[SET PROBLEM]
Without the pictures, repeat the listing character for character.

[INFORMATION SUPPLIED]
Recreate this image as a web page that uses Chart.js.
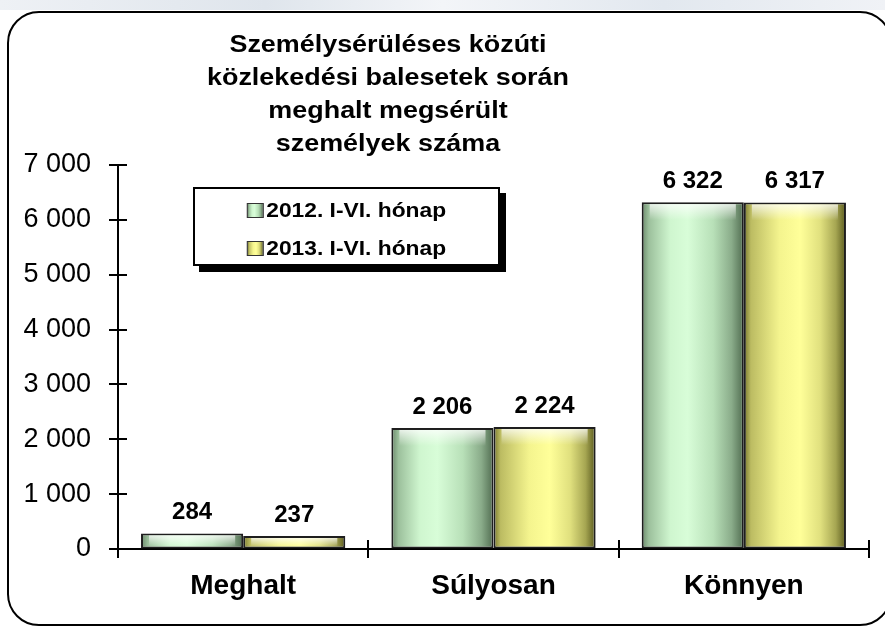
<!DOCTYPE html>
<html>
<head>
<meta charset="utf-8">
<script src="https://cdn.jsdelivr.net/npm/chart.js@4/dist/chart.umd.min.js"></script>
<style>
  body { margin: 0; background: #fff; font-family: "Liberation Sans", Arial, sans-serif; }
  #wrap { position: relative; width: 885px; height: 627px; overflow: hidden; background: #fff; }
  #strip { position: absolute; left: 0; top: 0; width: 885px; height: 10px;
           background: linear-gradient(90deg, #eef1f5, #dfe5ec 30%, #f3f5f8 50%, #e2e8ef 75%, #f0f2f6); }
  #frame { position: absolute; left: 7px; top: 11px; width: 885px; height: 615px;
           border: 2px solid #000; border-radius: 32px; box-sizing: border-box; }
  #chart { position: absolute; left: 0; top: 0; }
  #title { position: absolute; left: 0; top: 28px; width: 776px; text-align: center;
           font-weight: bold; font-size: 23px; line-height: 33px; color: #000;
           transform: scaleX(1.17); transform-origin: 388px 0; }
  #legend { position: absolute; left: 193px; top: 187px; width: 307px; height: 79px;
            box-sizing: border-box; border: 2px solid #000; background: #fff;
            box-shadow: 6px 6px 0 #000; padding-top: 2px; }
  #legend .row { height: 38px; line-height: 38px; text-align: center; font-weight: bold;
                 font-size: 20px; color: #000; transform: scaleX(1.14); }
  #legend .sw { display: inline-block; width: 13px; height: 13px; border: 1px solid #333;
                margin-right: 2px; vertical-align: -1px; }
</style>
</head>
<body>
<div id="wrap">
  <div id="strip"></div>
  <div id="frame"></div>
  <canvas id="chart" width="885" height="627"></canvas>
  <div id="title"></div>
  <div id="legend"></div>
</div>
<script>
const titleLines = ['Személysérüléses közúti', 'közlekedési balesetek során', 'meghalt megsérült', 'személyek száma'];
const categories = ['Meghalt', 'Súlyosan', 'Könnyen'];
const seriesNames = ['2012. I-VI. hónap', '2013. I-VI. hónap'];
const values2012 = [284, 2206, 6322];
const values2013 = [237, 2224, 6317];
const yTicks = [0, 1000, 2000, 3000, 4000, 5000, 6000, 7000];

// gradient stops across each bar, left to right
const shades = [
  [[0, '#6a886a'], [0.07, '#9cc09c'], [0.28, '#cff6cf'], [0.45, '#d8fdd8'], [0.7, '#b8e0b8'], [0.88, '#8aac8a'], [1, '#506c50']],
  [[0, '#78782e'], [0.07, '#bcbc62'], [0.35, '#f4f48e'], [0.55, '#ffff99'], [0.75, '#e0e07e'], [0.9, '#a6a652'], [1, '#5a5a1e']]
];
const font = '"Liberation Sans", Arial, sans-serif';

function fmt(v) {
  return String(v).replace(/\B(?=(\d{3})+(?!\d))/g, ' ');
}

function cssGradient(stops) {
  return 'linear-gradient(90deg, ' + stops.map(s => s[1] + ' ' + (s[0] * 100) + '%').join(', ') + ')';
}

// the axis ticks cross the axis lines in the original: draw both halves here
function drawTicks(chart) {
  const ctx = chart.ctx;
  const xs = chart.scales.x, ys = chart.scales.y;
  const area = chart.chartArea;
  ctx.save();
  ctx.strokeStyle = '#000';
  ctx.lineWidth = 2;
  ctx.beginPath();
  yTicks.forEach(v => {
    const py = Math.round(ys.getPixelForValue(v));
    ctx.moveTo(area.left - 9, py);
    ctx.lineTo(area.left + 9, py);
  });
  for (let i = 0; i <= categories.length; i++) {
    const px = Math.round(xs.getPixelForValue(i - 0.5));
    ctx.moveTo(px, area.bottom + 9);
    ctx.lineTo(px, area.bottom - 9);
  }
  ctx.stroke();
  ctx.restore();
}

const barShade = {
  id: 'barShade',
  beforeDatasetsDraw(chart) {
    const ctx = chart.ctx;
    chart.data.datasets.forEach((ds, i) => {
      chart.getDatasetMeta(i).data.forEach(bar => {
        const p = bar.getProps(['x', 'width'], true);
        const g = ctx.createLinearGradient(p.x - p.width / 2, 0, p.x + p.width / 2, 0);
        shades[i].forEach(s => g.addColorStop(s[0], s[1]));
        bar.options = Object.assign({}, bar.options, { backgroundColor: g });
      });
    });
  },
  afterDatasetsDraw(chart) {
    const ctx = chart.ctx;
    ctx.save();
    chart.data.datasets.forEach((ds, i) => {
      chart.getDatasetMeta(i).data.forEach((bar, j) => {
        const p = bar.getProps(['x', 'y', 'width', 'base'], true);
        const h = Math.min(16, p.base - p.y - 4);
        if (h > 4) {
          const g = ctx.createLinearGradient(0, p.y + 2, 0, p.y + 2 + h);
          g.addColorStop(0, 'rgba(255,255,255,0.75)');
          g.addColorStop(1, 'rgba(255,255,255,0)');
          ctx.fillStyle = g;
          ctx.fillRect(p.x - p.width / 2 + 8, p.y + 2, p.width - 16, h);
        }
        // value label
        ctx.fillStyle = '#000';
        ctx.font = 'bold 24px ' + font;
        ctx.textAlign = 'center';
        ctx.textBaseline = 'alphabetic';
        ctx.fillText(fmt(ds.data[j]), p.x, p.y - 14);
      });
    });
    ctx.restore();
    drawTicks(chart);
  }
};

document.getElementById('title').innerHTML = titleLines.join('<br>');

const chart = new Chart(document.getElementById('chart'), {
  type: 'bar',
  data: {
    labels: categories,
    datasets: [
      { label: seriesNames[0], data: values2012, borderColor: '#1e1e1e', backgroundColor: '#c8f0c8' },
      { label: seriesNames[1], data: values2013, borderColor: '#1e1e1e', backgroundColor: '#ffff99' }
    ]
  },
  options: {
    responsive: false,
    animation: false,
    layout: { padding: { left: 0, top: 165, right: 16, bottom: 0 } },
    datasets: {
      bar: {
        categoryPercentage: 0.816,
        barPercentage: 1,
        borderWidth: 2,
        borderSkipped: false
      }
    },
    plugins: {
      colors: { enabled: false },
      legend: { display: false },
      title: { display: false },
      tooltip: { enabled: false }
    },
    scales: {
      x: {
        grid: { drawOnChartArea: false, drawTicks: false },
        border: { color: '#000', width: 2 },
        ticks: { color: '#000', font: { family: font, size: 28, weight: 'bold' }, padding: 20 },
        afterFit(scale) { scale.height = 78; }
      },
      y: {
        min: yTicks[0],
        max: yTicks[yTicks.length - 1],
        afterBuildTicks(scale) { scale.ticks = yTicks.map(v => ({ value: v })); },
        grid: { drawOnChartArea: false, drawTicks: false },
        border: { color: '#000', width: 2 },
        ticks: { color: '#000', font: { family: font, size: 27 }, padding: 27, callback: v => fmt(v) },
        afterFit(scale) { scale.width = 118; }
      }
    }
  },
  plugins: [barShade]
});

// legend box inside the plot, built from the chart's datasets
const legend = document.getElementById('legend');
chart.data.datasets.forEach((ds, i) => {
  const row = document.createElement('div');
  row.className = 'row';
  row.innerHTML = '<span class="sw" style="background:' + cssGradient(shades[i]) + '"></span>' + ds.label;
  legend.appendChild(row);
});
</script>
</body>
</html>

[SOLUTION TO THIS EXERCISE]
Recreate this image as a web page that uses Chart.js.
<!DOCTYPE html>
<html>
<head>
<meta charset="utf-8">
<script src="https://cdn.jsdelivr.net/npm/chart.js@4/dist/chart.umd.min.js"></script>
<style>
  body { margin: 0; background: #fff; font-family: "Liberation Sans", Arial, sans-serif; }
  #wrap { position: relative; width: 885px; height: 627px; overflow: hidden; background: #fff; }
  #strip { position: absolute; left: 0; top: 0; width: 885px; height: 10px;
           background: linear-gradient(90deg, #eef1f5, #dfe5ec 30%, #f3f5f8 50%, #e2e8ef 75%, #f0f2f6); }
  #frame { position: absolute; left: 7px; top: 11px; width: 885px; height: 615px;
           border: 2px solid #000; border-radius: 32px; box-sizing: border-box; }
  #chart { position: absolute; left: 0; top: 0; }
  #title { position: absolute; left: 0; top: 28px; width: 776px; text-align: center;
           font-weight: bold; font-size: 23px; line-height: 33px; color: #000;
           transform: scaleX(1.17); transform-origin: 388px 0; }
  #legend { position: absolute; left: 193px; top: 187px; width: 307px; height: 79px;
            box-sizing: border-box; border: 2px solid #000; background: #fff;
            box-shadow: 6px 6px 0 #000; padding-top: 2px; }
  #legend .row { height: 38px; line-height: 38px; text-align: center; font-weight: bold;
                 font-size: 20px; color: #000; transform: scaleX(1.14); }
  #legend .sw { display: inline-block; width: 13px; height: 13px; border: 1px solid #333;
                margin-right: 2px; vertical-align: -1px; }
</style>
</head>
<body>
<div id="wrap">
  <div id="strip"></div>
  <div id="frame"></div>
  <canvas id="chart" width="885" height="627"></canvas>
  <div id="title"></div>
  <div id="legend"></div>
</div>
<script>
const titleLines = ['Személysérüléses közúti', 'közlekedési balesetek során', 'meghalt megsérült', 'személyek száma'];
const categories = ['Meghalt', 'Súlyosan', 'Könnyen'];
const seriesNames = ['2012. I-VI. hónap', '2013. I-VI. hónap'];
const values2012 = [284, 2206, 6322];
const values2013 = [237, 2224, 6317];
const yTicks = [0, 1000, 2000, 3000, 4000, 5000, 6000, 7000];

// gradient stops across each bar, left to right
const shades = [
  [[0, '#6a886a'], [0.07, '#9cc09c'], [0.28, '#cff6cf'], [0.45, '#d8fdd8'], [0.7, '#b8e0b8'], [0.88, '#8aac8a'], [1, '#506c50']],
  [[0, '#78782e'], [0.07, '#bcbc62'], [0.35, '#f4f48e'], [0.55, '#ffff99'], [0.75, '#e0e07e'], [0.9, '#a6a652'], [1, '#5a5a1e']]
];
const font = '"Liberation Sans", Arial, sans-serif';

function fmt(v) {
  return String(v).replace(/\B(?=(\d{3})+(?!\d))/g, ' ');
}

function cssGradient(stops) {
  return 'linear-gradient(90deg, ' + stops.map(s => s[1] + ' ' + (s[0] * 100) + '%').join(', ') + ')';
}

// the axis ticks cross the axis lines in the original: draw both halves here
function drawTicks(chart) {
  const ctx = chart.ctx;
  const xs = chart.scales.x, ys = chart.scales.y;
  const area = chart.chartArea;
  ctx.save();
  ctx.strokeStyle = '#000';
  ctx.lineWidth = 2;
  ctx.beginPath();
  yTicks.forEach(v => {
    const py = Math.round(ys.getPixelForValue(v));
    ctx.moveTo(area.left - 9, py);
    ctx.lineTo(area.left + 9, py);
  });
  for (let i = 0; i <= categories.length; i++) {
    const px = Math.round(xs.getPixelForValue(i - 0.5));
    ctx.moveTo(px, area.bottom + 9);
    ctx.lineTo(px, area.bottom - 9);
  }
  ctx.stroke();
  ctx.restore();
}

const barShade = {
  id: 'barShade',
  beforeDatasetsDraw(chart) {
    const ctx = chart.ctx;
    chart.data.datasets.forEach((ds, i) => {
      chart.getDatasetMeta(i).data.forEach(bar => {
        const p = bar.getProps(['x', 'width'], true);
        const g = ctx.createLinearGradient(p.x - p.width / 2, 0, p.x + p.width / 2, 0);
        shades[i].forEach(s => g.addColorStop(s[0], s[1]));
        bar.options = Object.assign({}, bar.options, { backgroundColor: g });
      });
    });
  },
  afterDatasetsDraw(chart) {
    const ctx = chart.ctx;
    ctx.save();
    chart.data.datasets.forEach((ds, i) => {
      chart.getDatasetMeta(i).data.forEach((bar, j) => {
        const p = bar.getProps(['x', 'y', 'width', 'base'], true);
        const h = Math.min(16, p.base - p.y - 4);
        if (h > 4) {
          const g = ctx.createLinearGradient(0, p.y + 2, 0, p.y + 2 + h);
          g.addColorStop(0, 'rgba(255,255,255,0.75)');
          g.addColorStop(1, 'rgba(255,255,255,0)');
          ctx.fillStyle = g;
          ctx.fillRect(p.x - p.width / 2 + 8, p.y + 2, p.width - 16, h);
        }
        // value label
        ctx.fillStyle = '#000';
        ctx.font = 'bold 24px ' + font;
        ctx.textAlign = 'center';
        ctx.textBaseline = 'alphabetic';
        ctx.fillText(fmt(ds.data[j]), p.x, p.y - 14);
      });
    });
    ctx.restore();
    drawTicks(chart);
  }
};

document.getElementById('title').innerHTML = titleLines.join('<br>');

const chart = new Chart(document.getElementById('chart'), {
  type: 'bar',
  data: {
    labels: categories,
    datasets: [
      { label: seriesNames[0], data: values2012, borderColor: '#1e1e1e', backgroundColor: '#c8f0c8' },
      { label: seriesNames[1], data: values2013, borderColor: '#1e1e1e', backgroundColor: '#ffff99' }
    ]
  },
  options: {
    responsive: false,
    animation: false,
    layout: { padding: { left: 0, top: 165, right: 16, bottom: 0 } },
    datasets: {
      bar: {
        categoryPercentage: 0.816,
        barPercentage: 1,
        borderWidth: 2,
        borderSkipped: false
      }
    },
    plugins: {
      colors: { enabled: false },
      legend: { display: false },
      title: { display: false },
      tooltip: { enabled: false }
    },
    scales: {
      x: {
        grid: { drawOnChartArea: false, drawTicks: false },
        border: { color: '#000', width: 2 },
        ticks: { color: '#000', font: { family: font, size: 28, weight: 'bold' }, padding: 20 },
        afterFit(scale) { scale.height = 78; }
      },
      y: {
        min: yTicks[0],
        max: yTicks[yTicks.length - 1],
        afterBuildTicks(scale) { scale.ticks = yTicks.map(v => ({ value: v })); },
        grid: { drawOnChartArea: false, drawTicks: false },
        border: { color: '#000', width: 2 },
        ticks: { color: '#000', font: { family: font, size: 27 }, padding: 27, callback: v => fmt(v) },
        afterFit(scale) { scale.width = 118; }
      }
    }
  },
  plugins: [barShade]
});

// legend box inside the plot, built from the chart's datasets
const legend = document.getElementById('legend');
chart.data.datasets.forEach((ds, i) => {
  const row = document.createElement('div');
  row.className = 'row';
  row.innerHTML = '<span class="sw" style="background:' + cssGradient(shades[i]) + '"></span>' + ds.label;
  legend.appendChild(row);
});
</script>
</body>
</html>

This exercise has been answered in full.